• _Source excerpt_:

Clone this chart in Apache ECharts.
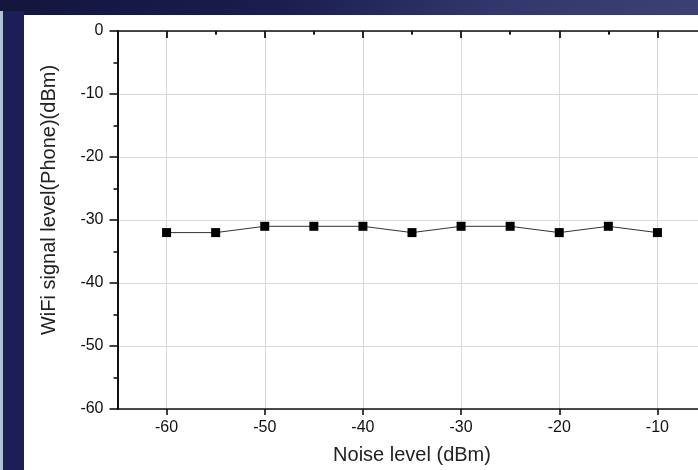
<!DOCTYPE html>
<html>
<head>
<meta charset="utf-8">
<script src="https://cdn.jsdelivr.net/npm/echarts@6/dist/echarts.min.js"></script>
<style>
  html, body { margin: 0; padding: 0; width: 698px; height: 470px; overflow: hidden; }
  body { background: linear-gradient(90deg, #13153c 0%, #1a1d4e 40%, #33366a 70%, #3d4072 100%); position: relative; }
  #leftbar { position: absolute; left: 0; top: 11px; width: 24px; bottom: 0; background: #1c1f56; }
  #strip { position: absolute; left: 0; top: 11px; width: 3px; bottom: 0; background: #aec3d8; }
  #panel { position: absolute; left: 24px; top: 15px; right: 0; bottom: 0; background: #ffffff; }
  #chart { position: absolute; left: 0; top: 0; width: 730px; height: 470px; }
</style>
</head>
<body>
<div id="leftbar"></div>
<div id="strip"></div>
<div id="panel"></div>
<div id="chart"></div>
<script>
// Data
const noiseLevels = [-60, -55, -50, -45, -40, -35, -30, -25, -20, -15, -10];
const wifiSignal = [-32, -32, -31, -31, -31, -32, -31, -31, -32, -31, -32];
const xMajorTicks = [-60, -50, -40, -30, -20, -10];
const xMinorTicks = [-55, -45, -35, -25, -15];
const xName = 'Noise level (dBm)';
const yName = 'WiFi signal level(Phone)(dBm)';

const axisColor = '#111111';
const gridColor = '#d9d9d9';
const font = 'Liberation Sans, Arial, sans-serif';

const chart = echarts.init(document.getElementById('chart'), null, { renderer: 'canvas' });

function xAxisBase(extra) {
  return Object.assign({
    type: 'value', min: -65, max: -5, z: 20,
    splitLine: { show: false },
    axisLabel: { show: false },
    axisLine: { show: false },
    axisTick: { show: false }
  }, extra);
}

const option = {
  animation: false,
  backgroundColor: 'transparent',
  grid: { left: 117.5, top: 31, width: 589, height: 383, containLabel: false },
  xAxis: [
    xAxisBase({
      position: 'bottom',
      axisLine: { show: true, onZero: false, lineStyle: { color: axisColor, width: 1.6 } },
      axisTick: { show: true, customValues: xMajorTicks, length: 6, lineStyle: { color: axisColor, width: 1.6 } },
      axisLabel: { show: true, customValues: xMajorTicks, fontSize: 16, color: '#111', fontFamily: font, margin: 11 },
      name: xName, nameLocation: 'middle', nameGap: 36,
      nameTextStyle: { fontSize: 20, color: '#222', fontFamily: font }
    }),
    xAxisBase({
      position: 'bottom',
      axisTick: { show: true, customValues: xMinorTicks, length: 3.5, lineStyle: { color: axisColor, width: 1.6 } }
    }),
    xAxisBase({
      position: 'top',
      axisLine: { show: true, onZero: false, lineStyle: { color: axisColor, width: 1.6 } },
      axisTick: { show: true, inside: true, customValues: xMajorTicks, length: 7, lineStyle: { color: axisColor, width: 1.8 } }
    }),
    xAxisBase({
      position: 'top',
      axisTick: { show: true, inside: true, customValues: xMinorTicks, length: 3.5, lineStyle: { color: axisColor, width: 1.6 } }
    })
  ],
  yAxis: [
    {
      type: 'value', position: 'left', min: -60, max: 0, interval: 10,
      axisLine: { show: true, onZero: false, lineStyle: { color: axisColor, width: 2 } },
      axisTick: { show: true, length: 8, lineStyle: { color: axisColor, width: 1.6 } },
      minorTick: { show: true, splitNumber: 2, length: 4, lineStyle: { color: axisColor, width: 1.6 } },
      axisLabel: { fontSize: 16, color: '#111', fontFamily: font, margin: 14 },
      splitLine: { show: true, lineStyle: { color: gridColor, width: 1 } }
    },
    {
      type: 'value', position: 'right', min: -60, max: 0, interval: 10,
      axisLine: { show: true, onZero: false, lineStyle: { color: axisColor, width: 2 } },
      axisTick: { show: true, inside: true, length: 8, lineStyle: { color: axisColor, width: 1.6 } },
      minorTick: { show: true, splitNumber: 2, length: 4, lineStyle: { color: axisColor, width: 1.6 } },
      axisLabel: { show: false },
      splitLine: { show: false }
    }
  ],
  graphic: [
    {
      type: 'text', x: 49, y: 200, rotation: Math.PI / 2,
      style: { text: yName, fill: '#222', font: '20px ' + font, textAlign: 'center', textVerticalAlign: 'middle' }
    }
  ],
  series: [
    {
      type: 'line', xAxisIndex: 0, yAxisIndex: 0, data: [], z: 1,
      markLine: {
        silent: true, symbol: 'none', animation: false, z: 1,
        label: { show: false },
        lineStyle: { color: gridColor, width: 1, type: 'solid' },
        data: xMajorTicks.map(v => ({ xAxis: v }))
      }
    },
    {
      type: 'line', xAxisIndex: 0, yAxisIndex: 0, z: 10,
      data: noiseLevels.map((x, i) => [x, wifiSignal[i]]),
      symbol: 'rect', symbolSize: 9,
      itemStyle: { color: '#000' },
      lineStyle: { color: '#333', width: 1 },
      emphasis: { disabled: true }
    }
  ]
};
chart.setOption(option);
</script>
</body>
</html>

• _What is asked_:
Return all of the data exactly as written, and drop the pictures.

• _Exercise result_:
Clone this chart in Apache ECharts.
<!DOCTYPE html>
<html>
<head>
<meta charset="utf-8">
<script src="https://cdn.jsdelivr.net/npm/echarts@6/dist/echarts.min.js"></script>
<style>
  html, body { margin: 0; padding: 0; width: 698px; height: 470px; overflow: hidden; }
  body { background: linear-gradient(90deg, #13153c 0%, #1a1d4e 40%, #33366a 70%, #3d4072 100%); position: relative; }
  #leftbar { position: absolute; left: 0; top: 11px; width: 24px; bottom: 0; background: #1c1f56; }
  #strip { position: absolute; left: 0; top: 11px; width: 3px; bottom: 0; background: #aec3d8; }
  #panel { position: absolute; left: 24px; top: 15px; right: 0; bottom: 0; background: #ffffff; }
  #chart { position: absolute; left: 0; top: 0; width: 730px; height: 470px; }
</style>
</head>
<body>
<div id="leftbar"></div>
<div id="strip"></div>
<div id="panel"></div>
<div id="chart"></div>
<script>
// Data
const noiseLevels = [-60, -55, -50, -45, -40, -35, -30, -25, -20, -15, -10];
const wifiSignal = [-32, -32, -31, -31, -31, -32, -31, -31, -32, -31, -32];
const xMajorTicks = [-60, -50, -40, -30, -20, -10];
const xMinorTicks = [-55, -45, -35, -25, -15];
const xName = 'Noise level (dBm)';
const yName = 'WiFi signal level(Phone)(dBm)';

const axisColor = '#111111';
const gridColor = '#d9d9d9';
const font = 'Liberation Sans, Arial, sans-serif';

const chart = echarts.init(document.getElementById('chart'), null, { renderer: 'canvas' });

function xAxisBase(extra) {
  return Object.assign({
    type: 'value', min: -65, max: -5, z: 20,
    splitLine: { show: false },
    axisLabel: { show: false },
    axisLine: { show: false },
    axisTick: { show: false }
  }, extra);
}

const option = {
  animation: false,
  backgroundColor: 'transparent',
  grid: { left: 117.5, top: 31, width: 589, height: 383, containLabel: false },
  xAxis: [
    xAxisBase({
      position: 'bottom',
      axisLine: { show: true, onZero: false, lineStyle: { color: axisColor, width: 1.6 } },
      axisTick: { show: true, customValues: xMajorTicks, length: 6, lineStyle: { color: axisColor, width: 1.6 } },
      axisLabel: { show: true, customValues: xMajorTicks, fontSize: 16, color: '#111', fontFamily: font, margin: 11 },
      name: xName, nameLocation: 'middle', nameGap: 36,
      nameTextStyle: { fontSize: 20, color: '#222', fontFamily: font }
    }),
    xAxisBase({
      position: 'bottom',
      axisTick: { show: true, customValues: xMinorTicks, length: 3.5, lineStyle: { color: axisColor, width: 1.6 } }
    }),
    xAxisBase({
      position: 'top',
      axisLine: { show: true, onZero: false, lineStyle: { color: axisColor, width: 1.6 } },
      axisTick: { show: true, inside: true, customValues: xMajorTicks, length: 7, lineStyle: { color: axisColor, width: 1.8 } }
    }),
    xAxisBase({
      position: 'top',
      axisTick: { show: true, inside: true, customValues: xMinorTicks, length: 3.5, lineStyle: { color: axisColor, width: 1.6 } }
    })
  ],
  yAxis: [
    {
      type: 'value', position: 'left', min: -60, max: 0, interval: 10,
      axisLine: { show: true, onZero: false, lineStyle: { color: axisColor, width: 2 } },
      axisTick: { show: true, length: 8, lineStyle: { color: axisColor, width: 1.6 } },
      minorTick: { show: true, splitNumber: 2, length: 4, lineStyle: { color: axisColor, width: 1.6 } },
      axisLabel: { fontSize: 16, color: '#111', fontFamily: font, margin: 14 },
      splitLine: { show: true, lineStyle: { color: gridColor, width: 1 } }
    },
    {
      type: 'value', position: 'right', min: -60, max: 0, interval: 10,
      axisLine: { show: true, onZero: false, lineStyle: { color: axisColor, width: 2 } },
      axisTick: { show: true, inside: true, length: 8, lineStyle: { color: axisColor, width: 1.6 } },
      minorTick: { show: true, splitNumber: 2, length: 4, lineStyle: { color: axisColor, width: 1.6 } },
      axisLabel: { show: false },
      splitLine: { show: false }
    }
  ],
  graphic: [
    {
      type: 'text', x: 49, y: 200, rotation: Math.PI / 2,
      style: { text: yName, fill: '#222', font: '20px ' + font, textAlign: 'center', textVerticalAlign: 'middle' }
    }
  ],
  series: [
    {
      type: 'line', xAxisIndex: 0, yAxisIndex: 0, data: [], z: 1,
      markLine: {
        silent: true, symbol: 'none', animation: false, z: 1,
        label: { show: false },
        lineStyle: { color: gridColor, width: 1, type: 'solid' },
        data: xMajorTicks.map(v => ({ xAxis: v }))
      }
    },
    {
      type: 'line', xAxisIndex: 0, yAxisIndex: 0, z: 10,
      data: noiseLevels.map((x, i) => [x, wifiSignal[i]]),
      symbol: 'rect', symbolSize: 9,
      itemStyle: { color: '#000' },
      lineStyle: { color: '#333', width: 1 },
      emphasis: { disabled: true }
    }
  ]
};
chart.setOption(option);
</script>
</body>
</html>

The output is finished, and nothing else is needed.